Thursday, August 14, 2008

Once you have a light bulb, you need an industry to distribute it.



I've been participating in a Social Edge forum this week and one of the introductory articles was from the Harvard Review, titled Design Thinking.

In this article the author wrote about how "Thomas Edison created the electric lightbulb and then wrapped an entire industry around it." He wrote, "Edison’s genius lay in his ability to conceive of a fully developed marketplace, not simply a discrete device. He was able to envision how people would want to use what he made, and he engineered toward that insight."

I have used this example in the past (read here) to illustrate how the Tutor/Mentor Connection was created to provide a full range of supports needed by our Cabrini Connections program, so that we could have a greater impact on our 7th grade students reaching jobs and careers by age 25.

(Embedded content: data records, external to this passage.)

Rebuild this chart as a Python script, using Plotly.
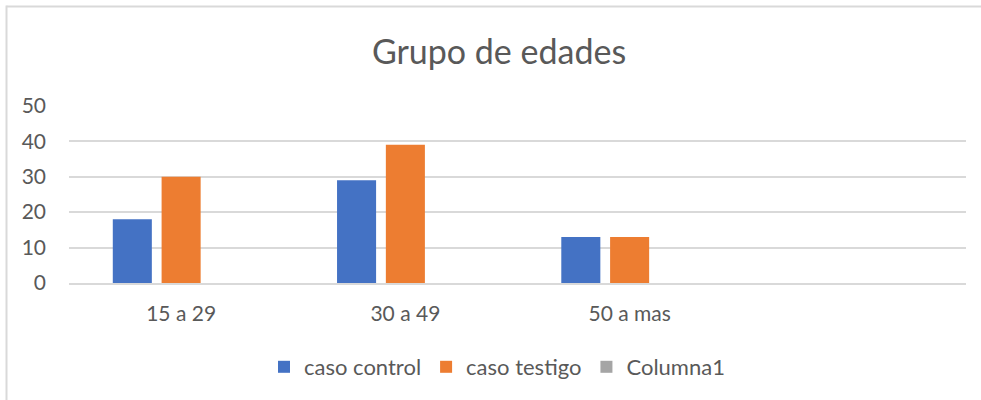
import plotly.graph_objects as go

categories = ["15 a 29", "30 a 49", "50 a mas"]
caso_control = [18, 29, 13]
caso_testigo = [30, 39, 13]
columna1 = [0, 0, 0]
y_ticks = [0, 10, 20, 30, 40, 50]

FONT = "Lato, Carlito, Calibri, sans-serif"
TXT = "#595959"
GRID = "#D9D9D9"

L, R, T, B = 69, 966, 105, 283
W, H = 981, 400


def px(x):
    return (x - L) / (R - L)


def py(y):
    return (B - y) / (B - T)


fig = go.Figure()
fig.add_trace(go.Bar(name="caso control", x=categories, y=caso_control,
                     marker=dict(color="#4472C4", line=dict(width=0))))
fig.add_trace(go.Bar(name="caso testigo", x=categories, y=caso_testigo,
                     marker=dict(color="#ED7D31", line=dict(width=0))))
fig.add_trace(go.Bar(name="Columna1", x=categories, y=columna1,
                     marker=dict(color="#A5A5A5", line=dict(width=0))))

fig.update_layout(
    width=W, height=H,
    margin=dict(l=L, r=W - R, t=T, b=H - B, pad=0),
    paper_bgcolor="white", plot_bgcolor="white",
    barmode="group", bargap=0.347, bargroupgap=0.2,
    font=dict(family=FONT, color=TXT, size=21),
    title=dict(text="Grupo de edades", x=499 / W, xref="container", xanchor="center",
               y=1 - 52 / H, yref="container", yanchor="middle",
               font=dict(family=FONT, size=34, color=TXT)),
    showlegend=True,
    legend=dict(orientation="h", x=px(497), xanchor="center",
                y=py(367), yanchor="middle",
                font=dict(family=FONT, size=22, color=TXT), traceorder="normal",
                itemwidth=30, bgcolor="rgba(0,0,0,0)"),
    xaxis=dict(type="category", range=[-0.5, 3.5], showgrid=False, zeroline=False,
               showline=True, linecolor=GRID, linewidth=1.5,
               tickfont=dict(family=FONT, size=21, color=TXT), ticks="",
               ticklabelstandoff=11, fixedrange=True),
    yaxis=dict(range=[0, 50.2], tickvals=y_ticks, showgrid=True, gridcolor=GRID, gridwidth=1.5,
               zeroline=False, showline=False, ticks="",
               tickfont=dict(family=FONT, size=21, color=TXT),
               ticklabelstandoff=22, fixedrange=True),
    shapes=[
        dict(type="line", xref="paper", yref="paper",
             x0=px(6.5), x1=px(W + 5), y0=py(6.5), y1=py(6.5),
             line=dict(color=GRID, width=2), layer="below"),
        dict(type="line", xref="paper", yref="paper",
             x0=px(6.5), x1=px(6.5), y0=py(5.5), y1=py(H + 5),
             line=dict(color=GRID, width=2), layer="below"),
    ],
)

fig.write_html(
    "out.html", config={"displayModeBar": False},
    post_script=("document.body.style.margin='0';"
                 "document.body.style.overflow='hidden';"
                 "document.documentElement.style.overflow='hidden';"),
)
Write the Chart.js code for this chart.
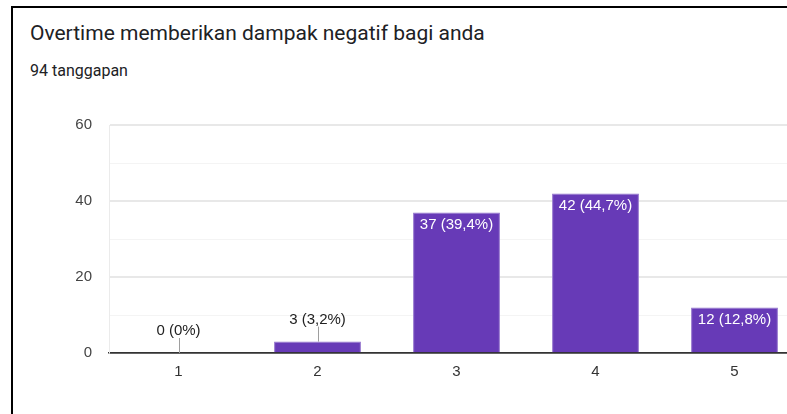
<!DOCTYPE html>
<html>
<head>
<meta charset="utf-8">
<script src="https://cdn.jsdelivr.net/npm/chart.js@4.4.1/dist/chart.umd.min.js"></script>
<style>
  html, body { margin: 0; padding: 0; background: #fff; overflow: hidden; }
  body { width: 787px; height: 414px; position: relative; }
  .frame {
    position: absolute; left: 11px; top: 6px; right: -10px; bottom: -10px;
    border-top: 2px solid #000; border-left: 2px solid #000;
  }
  .title {
    position: absolute; left: 30px; top: 21px;
    font-family: Roboto, Arial, sans-serif; font-size: 21px; color: #202124;
  }
  .count {
    position: absolute; left: 30px; top: 61px;
    font-family: Roboto, Arial, sans-serif; font-size: 16px; color: #202124;
  }
  .chart-box { position: absolute; left: 0; top: 0; width: 820px; height: 414px; }
</style>
</head>
<body>
<div class="frame"></div>
<div class="title">Overtime memberikan dampak negatif bagi anda</div>
<div class="count">94 tanggapan</div>
<div class="chart-box"><canvas id="myChart"></canvas></div>
<script>
const categories = ["1", "2", "3", "4", "5"];
const counts = [0, 3, 37, 42, 12];
const percentLabels = ["0%", "3,2%", "39,4%", "44,7%", "12,8%"];
const yTicks = [0, 20, 40, 60];

// label di atas / di dalam batang
const barLabels = {
  id: "barLabels",
  afterDatasetsDraw(chart) {
    const ctx = chart.ctx;
    const meta = chart.getDatasetMeta(0);
    ctx.save();
    ctx.font = "15px Arial, 'Liberation Sans', sans-serif";
    ctx.textAlign = "center";
    ctx.textBaseline = "middle";
    meta.data.forEach((bar, i) => {
      const text = counts[i] + " (" + percentLabels[i] + ")";
      const x = bar.x;
      const top = bar.y;
      if (bar.base - top > 30) {
        ctx.fillStyle = "#ffffff";
        ctx.fillText(text, x, top + 12);
      } else {
        ctx.strokeStyle = "#9e9e9e";
        ctx.lineWidth = 1;
        ctx.beginPath();
        ctx.moveTo(Math.round(x) + 0.5, top);
        ctx.lineTo(Math.round(x) + 0.5, top - 15);
        ctx.stroke();
        ctx.fillStyle = "#222222";
        ctx.fillText(text, x, top - 22);
      }
    });
    ctx.restore();
  }
};

const ctx = document.getElementById("myChart");
const myChart = new Chart(ctx, {
  type: "bar",
  data: {
    labels: categories,
    datasets: [
      {
        data: counts,
        backgroundColor: "#673ab7",
        borderColor: "#9575cd",
        borderWidth: { top: 1, left: 1, right: 1, bottom: 0 },
        barPercentage: 1,
        categoryPercentage: 0.625,
      },
    ],
  },
  plugins: [barLabels],
  options: {
    responsive: true,
    maintainAspectRatio: false,
    animation: false,
    layout: { padding: { top: 125, right: 16, bottom: 0, left: 0 } },
    plugins: {
      legend: { display: false },
      tooltip: { enabled: false },
    },
    scales: {
      x: {
        grid: { display: false, drawTicks: false },
        border: { display: true, color: "#333333", width: 1.5 },
        ticks: {
          color: "#333333",
          font: { family: "Arial, 'Liberation Sans', sans-serif", size: 15 },
          padding: 10,
        },
        afterFit: (scale) => { scale.height = 61; },
      },
      y: {
        min: 0,
        max: 60,
        afterBuildTicks: (scale) => {
          const t = [];
          for (let v = 0; v <= 60; v += 10) t.push({ value: v });
          scale.ticks = t;
        },
        grid: {
          drawTicks: false,
          color: (c) => c.tick.value === 0 ? "#333333" : (yTicks.includes(c.tick.value) ? "#e8e8e8" : "#f4f4f4"),
          lineWidth: (c) => c.tick.value === 0 ? 1.5 : (yTicks.includes(c.tick.value) ? 2 : 1),
        },
        border: { display: true, color: "#ebebeb", width: 1 },
        ticks: {
          color: "#444444",
          font: { family: "Arial, 'Liberation Sans', sans-serif", size: 15 },
          padding: 17,
          callback: (v) => yTicks.includes(v) ? v : "",
        },
        afterFit: (scale) => { scale.width = 109; },
      },
    },
  },
});
</script>
</body>
</html>
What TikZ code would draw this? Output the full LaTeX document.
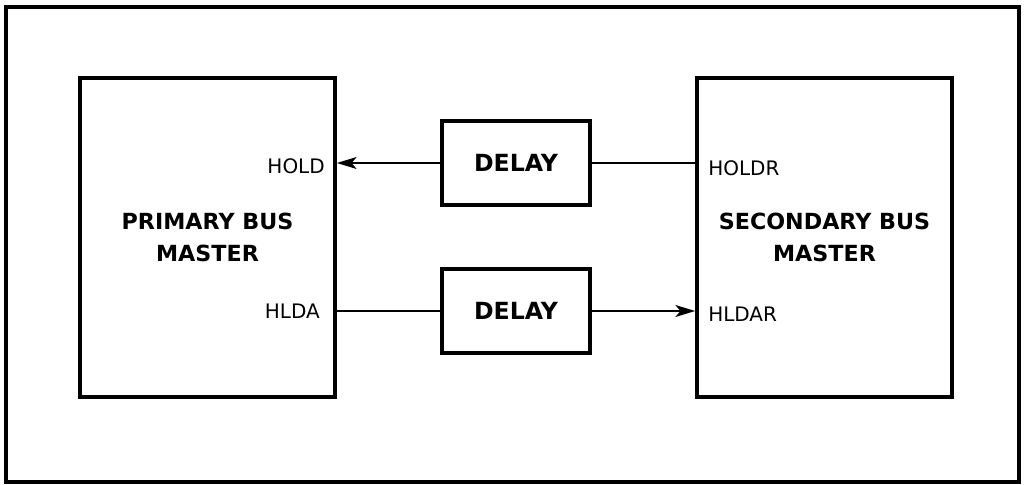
\documentclass[tikz,border=0pt]{standalone}
\usepackage{fontspec}
\setmainfont{DejaVu Sans}
\usetikzlibrary{arrows.meta}

\begin{document}
\begin{tikzpicture}[x=0.025cm,y=-0.025cm,
		master/.style={draw,line width=2.6pt,minimum width=6.375cm,minimum height=7.975cm,align=center,font=\fontsize{15.8}{22.8}\selectfont\bfseries},
		delaybox/.style={draw,line width=2.4pt,minimum width=3.7cm,minimum height=2.1cm,font=\fontsize{16.8}{20}\selectfont\bfseries},
		pin/.style={inner sep=0pt,font=\fontsize{14.2}{16}\selectfont},
		wire/.style={line width=1.3pt},
		tip/.style={-{Stealth[length=14pt,width=8.5pt,inset=3.5pt]}}]
		\useasboundingbox (0,0) rectangle (1029,485);
		\draw[line width=2.4pt] (6,7) rectangle (1019,482);

		% the two bus masters
		\node[master] (primary) at (207.5,237.5) {PRIMARY BUS\\MASTER};
		\node[master] (secondary) at (824.5,237.5) {SECONDARY BUS\\MASTER};

		% delay elements between them
		\node[delaybox] (dhold) at (516,163) {DELAY};
		\node[delaybox] (dhlda) at (516,311) {DELAY};

		% pin names
		\node[pin,anchor=east] (hold) at (325,166) {HOLD};
		\node[pin,anchor=east] (hlda) at (320,311) {HLDA};
		\node[pin,anchor=west] (holdr) at (708,168) {HOLDR};
		\node[pin,anchor=west] (hldar) at (708,314) {HLDAR};

		\draw[wire] (dhold.east) -- (dhold.east -| secondary.west);
		\draw[wire,tip] (dhold.west) -- (dhold.west -| primary.east);
		\draw[wire] (dhlda.west -| primary.east) -- (dhlda.west);
		\draw[wire,tip] (dhlda.east) -- (dhlda.east -| secondary.west);
	\end{tikzpicture}
\end{document}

In order to build support for a single small program in Chicago, we've had to envision an industry that would support similar programs in every poverty neighborhood of the world.

In order for this vision to be successful, my role is a catalyst. Others need to become the owners and leaders. This concept of decentralized organization supported by a platform of knowledge and collaboration is illustrated in a book titled The Spider and the Starfish. I urge you to read it.

I encourage you to view the concept maps and other articles we've created to illustrate this vision, and to invite our peers, and potential supporters, to incorporate these ideas into their own thinking.

By the way...

I hope you notice the new format for this blog. Instead of archiving articles by month, I've archived them by topic. Thus, if you want to review articles related to violence, or No Child Left Behind (NCLB), click on the tag, and you can scroll through past articles on this topic.

If you're forming a learning group, these articles can provide a valuable resource for helping your group become a leader in building this Edison-like infrastructure. I hope you'll use it, and contribute to it with your own articles.